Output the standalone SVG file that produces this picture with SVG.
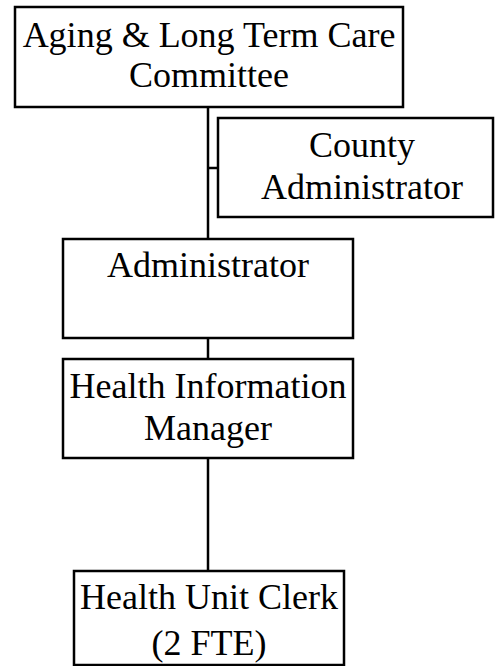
<svg xmlns="http://www.w3.org/2000/svg" width="495" height="666" viewBox="0 0 495 666">
<style>
.box{fill:#fff;stroke:#000;stroke-width:2.5}
.ln{stroke:#000;stroke-width:2.5;fill:none}
text{font-family:"Liberation Serif","Times New Roman",serif;font-size:36px;fill:#000;text-anchor:middle}
</style>
<rect width="495" height="666" fill="#fff"/>
<g id="connectors">
<line class="ln" x1="208" y1="107" x2="208" y2="239"/>
<line class="ln" x1="208" y1="168" x2="218" y2="168"/>
<line class="ln" x1="208" y1="338" x2="208" y2="359"/>
<line class="ln" x1="208" y1="458" x2="208" y2="571"/>
</g>
<g id="committee">
<rect class="box" x="15" y="7" width="388" height="100"/>
<text x="209" y="47">Aging &amp; Long Term Care</text>
<text x="209" y="87">Committee</text>
</g>
<g id="county">
<rect class="box" x="218" y="118" width="275" height="99"/>
<text x="362" y="157">County</text>
<text x="362" y="199">Administrator</text>
</g>
<g id="administrator">
<rect class="box" x="63" y="239" width="290" height="99"/>
<text x="208" y="277">Administrator</text>
</g>
<g id="him">
<rect class="box" x="63" y="359" width="290" height="99"/>
<text x="208" y="398">Health Information</text>
<text x="208" y="440">Manager</text>
</g>
<g id="huc">
<rect class="box" x="74" y="571" width="270" height="94"/>
<text x="209" y="609">Health Unit Clerk</text>
<text x="209" y="655">(2 FTE)</text>
</g>
</svg>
○ ○ ○ ○
Problem requirements =>
What is needed is an exact reproduction of the data, pictures excluded.

Final answer =>
Output the standalone SVG file that produces this picture with SVG.
<svg xmlns="http://www.w3.org/2000/svg" width="495" height="666" viewBox="0 0 495 666">
<style>
.box{fill:#fff;stroke:#000;stroke-width:2.5}
.ln{stroke:#000;stroke-width:2.5;fill:none}
text{font-family:"Liberation Serif","Times New Roman",serif;font-size:36px;fill:#000;text-anchor:middle}
</style>
<rect width="495" height="666" fill="#fff"/>
<g id="connectors">
<line class="ln" x1="208" y1="107" x2="208" y2="239"/>
<line class="ln" x1="208" y1="168" x2="218" y2="168"/>
<line class="ln" x1="208" y1="338" x2="208" y2="359"/>
<line class="ln" x1="208" y1="458" x2="208" y2="571"/>
</g>
<g id="committee">
<rect class="box" x="15" y="7" width="388" height="100"/>
<text x="209" y="47">Aging &amp; Long Term Care</text>
<text x="209" y="87">Committee</text>
</g>
<g id="county">
<rect class="box" x="218" y="118" width="275" height="99"/>
<text x="362" y="157">County</text>
<text x="362" y="199">Administrator</text>
</g>
<g id="administrator">
<rect class="box" x="63" y="239" width="290" height="99"/>
<text x="208" y="277">Administrator</text>
</g>
<g id="him">
<rect class="box" x="63" y="359" width="290" height="99"/>
<text x="208" y="398">Health Information</text>
<text x="208" y="440">Manager</text>
</g>
<g id="huc">
<rect class="box" x="74" y="571" width="270" height="94"/>
<text x="209" y="609">Health Unit Clerk</text>
<text x="209" y="655">(2 FTE)</text>
</g>
</svg>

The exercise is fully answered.